Friday, Dec. 22, 1967

Bullion Battle

With gold speculation still feverish in the wake of the pound's devaluation, a high-ranking U.S. monetary official flew into Switzerland last week in defense of the dollar. After consultation in Basel with representatives of the international gold pool, Under Secretary of the Treasury for Monetary Affairs Frederick L. Deming emerged with the tantalizingly vague news that "we have agreed on an even closer coordination of our efforts."

Though details remained secret, what Deming was referring to was fresh moves by the pool's seven active members (the U.S., Britain, West Germany, Italy, Switzerland, Belgium and The Netherlands) to assure orderly trading on the London gold market, which handles 80% of the world's bullion dealings. The pool appeared most likely to: -- Ban gold trading on credit, a measure designed to dampen speculative buying by those who would rather not spend cash for outright purchases. >Forbid purchases on a future-delivery basis. Because of the U.S. pledge to maintain the price of gold at $35 an ounce, such transactions have meant virtually no risk for buyers, since there is a floor below which gold presumably will not drop.

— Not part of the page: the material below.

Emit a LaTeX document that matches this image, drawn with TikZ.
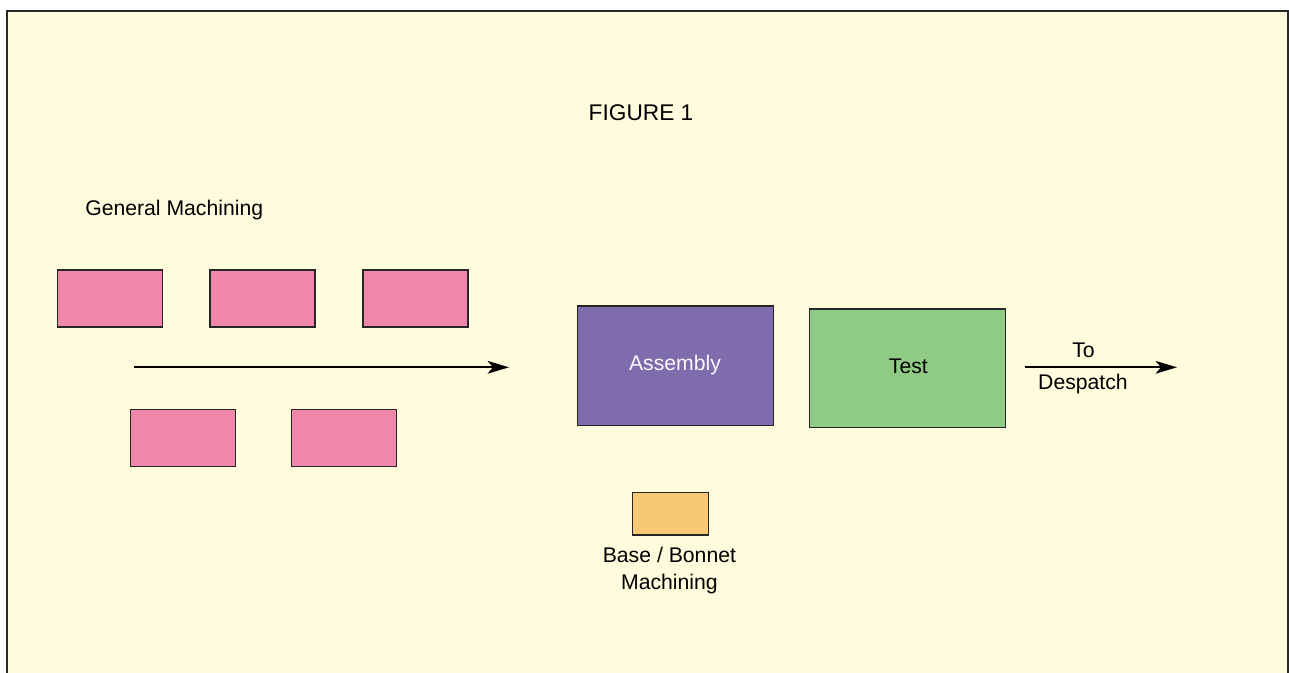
\documentclass[tikz,border=0pt]{standalone}
\usepackage{fontspec}
\setmainfont{Liberation Sans}
\usetikzlibrary{arrows.meta}
\definecolor{paper}{RGB}{255,252,222}
\definecolor{framegray}{RGB}{40,40,40}
\definecolor{pinkfill}{RGB}{240,136,171}
\definecolor{purplefill}{RGB}{127,108,172}
\definecolor{greenfill}{RGB}{144,203,134}
\definecolor{orangefill}{RGB}{248,200,114}
\tikzset{
  unit/.style={draw=black!85, line width=0.9pt, inner sep=0pt, outer sep=0pt},
  machine/.style={unit, fill=pinkfill, minimum width=78.75pt, minimum height=42.75pt},
  label/.style={font=\fontsize{15.9pt}{19pt}\selectfont, inner sep=0pt, anchor=base},
  flow/.style={line width=1.6pt, -{Stealth[length=16pt,width=9.5pt,inset=4pt]}}
}
\begin{document}
\begin{tikzpicture}[x=0.75pt, y=-0.75pt]
  % page and open-bottom frame
  \useasboundingbox (0,0) rectangle (1289,673);
  \fill[white] (0,0) rectangle (1289,673);
  \fill[paper] (7,11) rectangle (1288,673);
  \draw[framegray, line width=1.4pt] (7,673) -- (7,11) -- (1288,11) -- (1288,673);

  % title
  \node[label, font=\fontsize{17pt}{20pt}\selectfont] (title) at (641,121) {FIGURE 1};

  % general machining cell
  \node[label, anchor=base west] (gmlabel) at (85,216) {General Machining};
  \node[machine] (m1) at (110,298.6) {};
  \node[machine] (m2) at (262.5,298.6) {};
  \node[machine] (m3) at (415.5,298.6) {};
  \node[machine] (m4) at (183,438.3) {};
  \node[machine] (m5) at (344,438.3) {};
  \coordinate (flowstart) at (134,367.3);
  \coordinate (flowend) at (509,367.3);
  \draw[flow] (flowstart) -- (flowend);

  % assembly and test
  \node[unit, fill=purplefill, minimum width=147pt, minimum height=89.5pt] (assembly) at (675.7,365.7) {};
  \node[label, text=white!95!purplefill] (assemblytext) at (675,370.7) {Assembly};
  \node[unit, fill=greenfill, minimum width=147pt, minimum height=89pt] (test) at (907.3,368.3) {};
  \node[label] (testtext) at (908.4,374) {Test};

  % despatch
  \coordinate (despatchstart) at (1025,367.3);
  \coordinate (despatchend) at (1177,367.3);
  \draw[flow] (despatchstart) -- (despatchend);
  \node[label] (to) at (1083.5,358) {To};
  \node[label] (despatch) at (1083,390) {Despatch};

  % base / bonnet machining
  \node[unit, fill=orangefill, minimum width=57.3pt, minimum height=32pt] (base) at (670.5,513.6) {};
  \node[label] (basetext1) at (669.4,562.7) {Base / Bonnet};
  \node[label] (basetext2) at (669.4,589) {Machining};
\end{tikzpicture}
\end{document}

> Require that gold dealings by nonmember central banks and private financial institutions be made directly on the market rather than through commercial banks. By ending the anonymity surrounding transactions arranged by Swiss banks, which customarily handle two-thirds of all orders going into the London market, this measure would enable the pool to identify--and cope with--abnormally heavy speculators. > Formalize the pool by giving it a formidable gold stock of its own for the first time. Until now each member nation has been billed monthly for gold that has been sold to meet speculative market demand. The new scheme might involve a "bankbook" arrangement under which members would deposit large amounts of gold with the pool--while continuing to count such gold in their own reserves.

For the moment, however, trading remained volatile. Ironically, one reason was market uncertainty over the precise measures that the Basel meeting had produced. On the Paris market, volume was so heavy that dealers ran out of gold ingots, had to delay delivery of one-kilogram bars for two weeks. In London, demand reached the highest levels since the week following Britain's devaluation. Nonetheless, dealers remained confident that any conceivable speculation could be met. For all their activity over the past month, private speculators have purchased an estimated $600 million worth of gold--a relatively small drain on the total $26 billion in bullion held by the U.S. and its gold-pool partners.